The schema for #replicationalerts temporary table is as follows:
create table #replicationalerts ( replication_alert_id int, [time] datetime, subscriber varchar(100), alert_error_message varchar(1000) )
The schema for #subscriber_alert_message temporary table is as follows:
create table #subscriber_alert_message ( subscriber_name varchar(1000), [time] datetime, alert_message varchar(1000) )
The data in a replication procedure which has been halted is transferred into the #replicationalerts temporary table using the below T-SQL.
insert #replicationalerts select row_number() over(order by alert_id),[time],subscriber, alert_error_text from msdb..sysreplicationalerts where datepart(yyyy,[time]) = datepart(yyyy,getdate()) and datepart(mm,[time]) = datepart(mm,getdate()) and datepart(dd,[time]) = datepart(dd,getdate()) and alert_error_text like '%query timeout%'
Once this is done then I declared two local variables which will later be used in the conditional processing:
Declare @i int Declare @max_count int set @i = 1 select @max_count = max(replication_alert_id) from #replicationalerts
Whilst the value of the variable @i is less than or equal to the value of the variable @max_count, the fetching of records continues:
while(@i<=@max_count) begin select @subscribername=subscriber from #replicationalerts where replication_alert_id = @i select @patindexname=patindex('%\%',@subscribername) select @count = @patindexname-1 select @alerterrormessage = alert_error_message from #replicationalerts where replication_alert_id = @i select @alert_message_patindexname = patindex('%.%',@alerterrormessage) select @count_alert_message = @alert_message_patindexname -1 select @length_alert_message = len(alert_error_message) from #replicationalerts where replication_alert_id = @i select @final_count = @length_alert_message-@count_alert_message select @left_alert_error_message = right(@alerterrormessage,@final_count-1) from #replicationalerts select @time = [time] from #replicationalerts where replication_alert_id = @i insert #subscriber_alert_message select 'Subscriber Server Name', ,@time,@left_alert_error_message set @i = @i+1 end
I then created a temporary table named #alert_message to hold the text of the alert message to be displayed to the users.

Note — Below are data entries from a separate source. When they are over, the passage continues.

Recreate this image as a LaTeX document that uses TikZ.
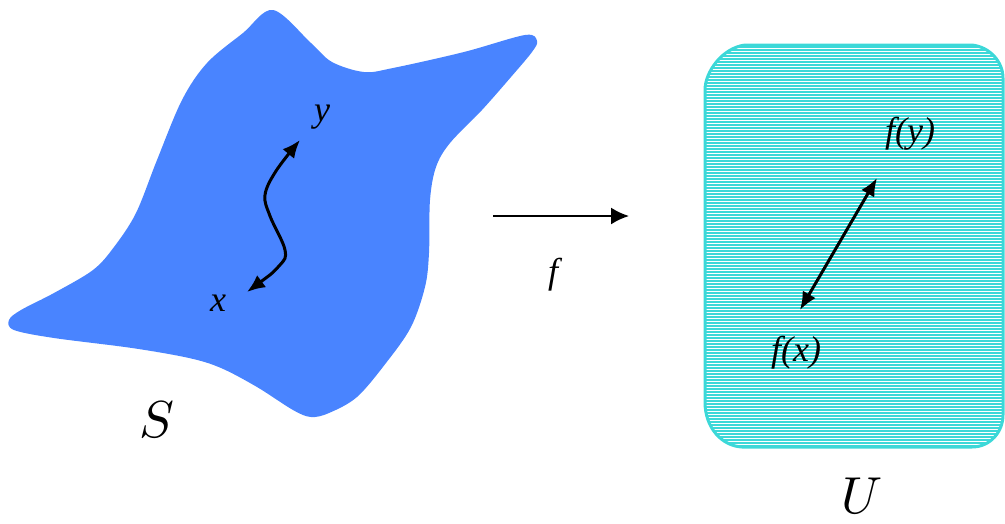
\documentclass[tikz,border=0pt]{standalone}
\usepackage{fontspec}
\newfontfamily\tms{Liberation Serif}
\usetikzlibrary{arrows.meta}
\definecolor{blobblue}{RGB}{73,132,255}
\definecolor{ucyan}{RGB}{60,216,216}
\tikzset{
  tlabel/.style={inner sep=0pt, font=\fontsize{36}{36}\selectfont\tms\itshape},
  biglabel/.style={inner sep=0pt},
  thickarrow/.style={line width=3pt, {Latex[length=18pt,width=15pt]}-{Latex[length=18pt,width=15pt]}},
  maparrow/.style={line width=2pt, -{Latex[length=18pt,width=17pt]}},
}
\begin{document}
\begin{tikzpicture}[x=1pt,y=-1pt]
\useasboundingbox (0,0) rectangle (1005,523);
% surface S
\fill[blobblue] plot[smooth cycle, tension=0.55] coordinates {
 (273,10) (311,43) (332,62) (364,72) (393,68) (464,52) (525,35) (537,41)
 (532,52) (511,77) (482,110) (450,143) (436,167) (430,200) (429,253)
 (425,287) (411,327) (386,363) (357,397) (329,413) (311,417) (293,410)
 (257,387) (221,368) (189,358) (132,348) (54,338) (14,330) (9,320)
 (21,310) (54,293) (93,270) (114,247) (136,213) (157,160) (182,100)
 (207,63) (243,33)};
% region U
\def\Ushape{(705,90) .. controls (705,72) and (722,48) .. (745,45) -- (972,45)
  .. controls (990,47) and (1003,62) .. (1003,78) -- (1003,415)
  .. controls (1003,432) and (990,447) .. (972,447) -- (742,447)
  .. controls (722,446) and (705,428) .. (705,402) -- cycle}
\begin{scope}
\clip \Ushape;
\foreach \yy in {44,47,...,450} \draw[ucyan, line width=1.3pt] (700,\yy) -- (1010,\yy);
\end{scope}
\draw[ucyan, line width=3pt] \Ushape;
% labels
\node[tlabel] (y) at (322,117) {y};
\node[tlabel] (x) at (218,303) {x};
\node[tlabel] (fy) at (910,134) {f(y)};
\node[tlabel] (fx) at (796,353) {f(x)};
\node[tlabel] (f) at (553,275) {f};
\node[biglabel] (S) at (157,420) {\scalebox{5.2}{$S$}};
\node[biglabel] (U) at (862,496) {\scalebox{5.2}{$U$}};
% curve in S
\coordinate (xa) at (247,292);
\coordinate (p1) at (279,266);
\coordinate (p2) at (285,250);
\coordinate (p3) at (270,216);
\coordinate (p4) at (265,195);
\coordinate (p5) at (276,171);
\coordinate (ya) at (300,140);
\draw[thickarrow] plot[smooth, tension=0.6] coordinates {(xa) (p1) (p2) (p3) (p4) (p5) (ya)};
% line in U
\coordinate (fxa) at (800,310);
\coordinate (fya) at (877,178);
\draw[thickarrow] (fxa) -- (fya);
% map arrow
\coordinate (ma) at (493,216);
\coordinate (mb) at (629,216);
\draw[maparrow] (ma) -- (mb);
\end{tikzpicture}
\end{document}
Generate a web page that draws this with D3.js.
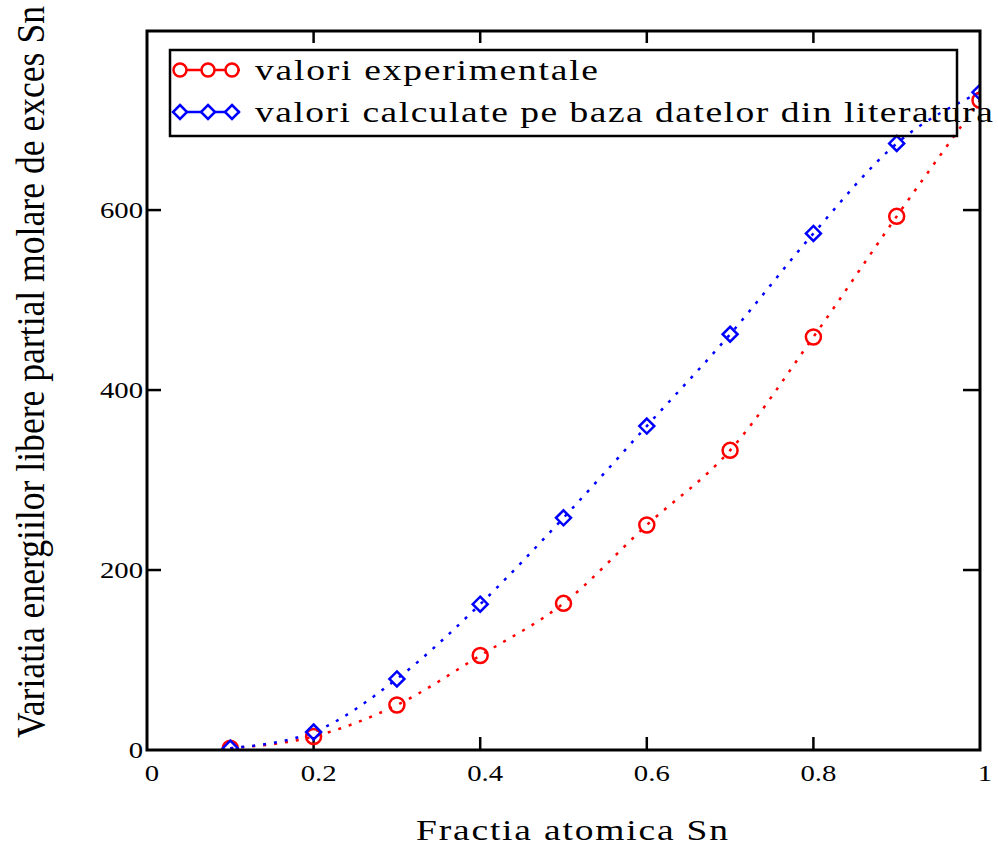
<!DOCTYPE html>
<html><head><meta charset="utf-8">
<script src="https://cdn.jsdelivr.net/npm/d3@7"></script>
<style>body{margin:0;background:#fff} svg text{font-family:"Liberation Serif","Times New Roman",Times,"DejaVu Serif",serif;}</style>
</head><body>
<svg id="c" width="998" height="850"></svg>
<script>
const xValues = [0.1, 0.2, 0.3, 0.4, 0.5, 0.6, 0.7, 0.8, 0.9, 1.0];
const experimental = [2, 15, 50, 105, 163, 250, 333, 459, 593, 722];
const calculated = [2, 20, 79, 162, 258, 360, 462, 574, 674, 731];
const xTicks = [0, 0.2, 0.4, 0.6, 0.8, 1];
const yTicks = [0, 200, 400, 600];
const seriesNames = ["valori experimentale", "valori calculate pe baza datelor din literatura"];
const xTitle = "Fractia atomica Sn";
const yTitle = "Variatia energiilor libere partial molare  de exces Sn";

const svg = d3.select("#c");
const L = 147, R = 980, T = 31, B = 750;
const SX = 1.25; // horizontal stretch of the original rendering
const x = d3.scaleLinear().domain([0, 1]).range([L, R]);
const y = d3.scaleLinear().domain([0, 799]).range([B, T]);

svg.append("defs").append("clipPath").attr("id", "clip")
  .append("rect").attr("x", L).attr("y", T).attr("width", R - L).attr("height", B - T);

// ticks (inward)
const tk = svg.append("g").attr("stroke", "#000").attr("stroke-width", 2.5);
xTicks.filter(v => v > 0 && v < 1).forEach(v => {
  tk.append("line").attr("x1", x(v)).attr("x2", x(v)).attr("y1", B).attr("y2", B - 13);
  tk.append("line").attr("x1", x(v)).attr("x2", x(v)).attr("y1", T).attr("y2", T + 12);
});
yTicks.filter(v => v > 0).forEach(v => {
  tk.append("line").attr("x1", L).attr("x2", L + 14).attr("y1", y(v)).attr("y2", y(v));
  tk.append("line").attr("x1", R).attr("x2", R - 17).attr("y1", y(v)).attr("y2", y(v));
});

// tick labels
svg.append("g").selectAll("text").data(xTicks).join("text")
  .attr("transform", d => `translate(${x(d) + 5},781) scale(${SX},1)`).attr("text-anchor", "middle")
  .style("font-size", "23px").text(d => d3.format("")(d));
svg.append("g").selectAll("text").data(yTicks).join("text")
  .attr("transform", d => `translate(143,${y(d) + 8}) scale(${SX},1)`).attr("text-anchor", "end")
  .style("font-size", "23px").text(d => d);

// lines
const pts = (vals) => xValues.map((v, i) => [x(v), y(vals[i])]);
const line = d3.line().curve(d3.curveMonotoneX);
const plot = svg.append("g").attr("clip-path", "url(#clip)");
plot.append("path").attr("d", line(pts(experimental))).attr("fill", "none")
  .attr("stroke", "#ff0000").attr("stroke-width", 2.5).attr("stroke-dasharray", "3,8");
plot.append("path").attr("d", line(pts(calculated))).attr("fill", "none")
  .attr("stroke", "#0000ff").attr("stroke-width", 2.5).attr("stroke-dasharray", "3,8");

// markers
const diamond = (cx, cy, s) => `M${cx},${cy - s}L${cx + s},${cy}L${cx},${cy + s}L${cx - s},${cy}Z`;
plot.selectAll("circle.e").data(pts(experimental)).join("circle").attr("class", "e")
  .attr("cx", d => d[0]).attr("cy", d => d[1]).attr("r", 7.5)
  .attr("fill", "none").attr("stroke", "#ff0000").attr("stroke-width", 2.5);
plot.selectAll("path.c").data(pts(calculated)).join("path").attr("class", "c")
  .attr("d", d => diamond(d[0], d[1], 7.5))
  .attr("fill", "none").attr("stroke", "#0000ff").attr("stroke-width", 2.5);

// frame
svg.append("rect").attr("x", L).attr("y", T).attr("width", R - L).attr("height", B - T)
  .attr("fill", "none").attr("stroke", "#000").attr("stroke-width", 3);

// legend
svg.append("rect").attr("x", 170).attr("y", 50).attr("width", 787).attr("height", 86)
  .attr("fill", "none").attr("stroke", "#000").attr("stroke-width", 2.5);
const lg = svg.append("g");
const rows = [{y: 70, c: "#ff0000", t: "c"}, {y: 112, c: "#0000ff", t: "d"}];
const legendTextLen = [343, 738];
rows.forEach((r, i) => {
  lg.append("line").attr("x1", 173).attr("x2", 240).attr("y1", r.y).attr("y2", r.y)
    .attr("stroke", r.c).attr("stroke-width", 2.5);
  [180, 208, 232].forEach(cx => {
    if (r.t === "c") lg.append("circle").attr("cx", cx).attr("cy", r.y).attr("r", 6.5)
      .attr("fill", "#fff").attr("stroke", r.c).attr("stroke-width", 2.5);
    else lg.append("path").attr("d", diamond(cx, r.y, 7)).attr("fill", "#fff")
      .attr("stroke", r.c).attr("stroke-width", 2.5);
  });
  lg.append("text").attr("transform", `translate(255,${r.y + 10}) scale(${SX},1)`)
    .style("font-size", "30px").attr("textLength", legendTextLen[i] / SX).attr("lengthAdjust", "spacing")
    .text(seriesNames[i]);
});

// axis titles
svg.append("text").attr("transform", `translate(416,840) scale(${SX},1)`)
  .style("font-size", "30px").attr("textLength", 312 / SX).attr("lengthAdjust", "spacing").text(xTitle);
svg.append("text").attr("transform", `translate(44,738) scale(${SX},1) rotate(-90)`)
  .style("font-size", "32px")
  .attr("textLength", 732).attr("lengthAdjust", "spacingAndGlyphs").text(yTitle);
</script>
</body></html>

create table #alert_message ( row_id int, subscriber_name varchar(1000), alert_message varchar(1000), [time] datetime )
The data in the temporary table was inserted using the #subscriber_alert_message, keeping in mind that only last 30 minutes data needs to be retrieved for which we have used the datediff function as shown below:
insert #alert_message select rank() over(order by subscriber_name,alert_message), subscriber_name, alert_message, [time] from #subscriber_alert_message where datediff(mi,[time],getdate())<=30
I declared two local variables named @j and @max_count as shown below:
Declare @j int Declare @max_count int set @j =1 select @max_count = max(row_id) from #alert_message while(@j<=@max_count) begin select @mail_subject = ‘Subscriber Server Name’+space(1)+'Replication Has Failed' from #alert_message where row_id = @j select @message = alert_message from #alert_message where row_id = @j select @mail_body = ' Hi Team,<br><br> The Transactional Replication between the OLTP and Reporting Server is not happening properly.<br><br> The reason for failure is:'+convert(varchar(100),@message)+'.'+'<br><br> The time when the failure occured is:'+convert(varchar(100),@time)+'.'+'<br><br> Regards,<br><br> DBA Support Team ' exec msdb..sp_send_dbmail @profile_name = 'DB Mail' ,@recipients ='semi comma seperated email address of the recipients' ,@subject = @mail_subject ,@body = @mail_body ,@body_format = 'HTML' ,@importance = 'High' set @j = @j+1 end drop table #alert_message drop table #replicationalerts drop table #subscriber_alert_message end
This is just one such approach which I used on my production environment to alert the users in case if the transactional replication gets halted. If there are any suggestions or approaches then please let me know.